In Angath Arts Private Limited v. Century Communications Ltd [2008(4) BomCR838], the Bombay High Court held that “respondents cannot exploit the copyright singly or individually. The exploitation of the copyright must be jointly made by the petitioner and respondents as they are the joint owner.” 

Meanwhile, in Nav Sahitya Prakash And Ors. v. Anand Kumar And Ors. [AIR 1981 All 200], the Allahabad High Court stated that “a joint owner of copyright could not without the consent of the other joint owner grant a license or interest in the copyright.” 

However, joint authors are not required to act together to initiate a copyright infringement suit. Any one among these joint authors can act on behalf of the others. 

Goel pointed out the Allahabad High Court’s ruling in the same case.
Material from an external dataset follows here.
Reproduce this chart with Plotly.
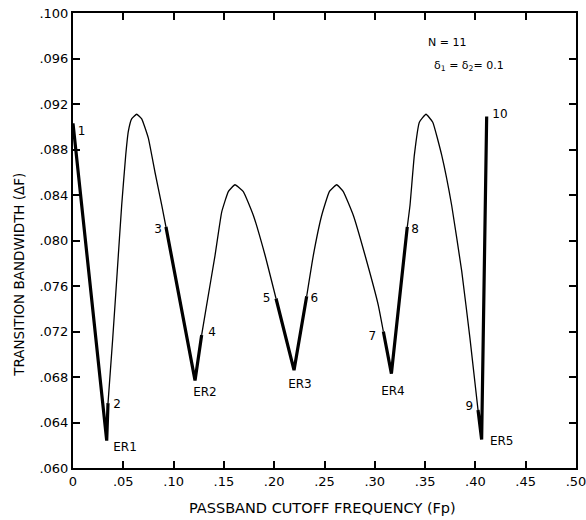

Reiterating the Halsburys Laws of England 3rd Edition, Vol, III, para 738, the court said that “one joint author cannot reproduce the work himself, or grant licence to others to reproduce it, without the consent of other author or authors, but may by himself take proceedings for infringement against third party.” 

Navigating these challenges 

To address these challenges, Carey said: “We would typically prepare an agreement setting out, among other things, the rights and powers of each joint author, whether the authors hold copyright in differing shares, how commercial licensing and assignments work and how each author will be compensated.” 

Thus, those engaged in joint authorship should agree in writing the details and arrangements pertaining to the above, before they begin working on the collaborative piece.  

“They should also keep clear records of when they made a contribution, the size of their contribution and the impact of their contribution to the work as a whole,” Carey emphasized. 

According to Goel, it may be best to assign all rights to a single author such as the head of the team.  

“This would ensure that further assignments or licenses would be easier to execute. Distribution of royalties or consideration may be clearly defined in the agreement to avoid any future disputes,” Goel explained. 

According to Hsu, naming a representative among the group of joint authors to exercise their jointly-owned rights in a work is especially recommended by IP attorneys if the work will be widely licensed. 

“Alternatively, clients are also well-advised to divide the rights and responsibilities in connection with a jointly created work among joint authors/investors according to each party’s area of expertise. For instance, one who specializes in marketing channels may be tasked with licensing the work to appropriate channels, while one with expertise in merchandising may be responsible for licensing to create merchandise and collecting related royalties,” she said. 

Hsu’s firm generally recommends keeping the number of contributors to a joint authorship venture as low as possible. The objective is to avoid the difficulties involved in obtaining all joint authors’ consent to exercise their rights as well as complications arising from division of ownership interests. 

A formal registration with the Copyright Office likewise often helps in identifying and establishing the owner(s)/author(s) of any work. Aside from providing a prima facie evidence of copyright ownership, copyright registration also assists in enforcement actions as it eliminates time and effort spent to establish ownership first before proceeding to establish the commission of copyright infringement. 

Some creative works need joint authorship in order for these to take shape and come into fruition. But, joint authorship comes with its own set of challenges. Therefore, it is important for participants in a joint authorship venture to know the law, be aware of these pitfalls and take appropriate action even before setting out to do the job.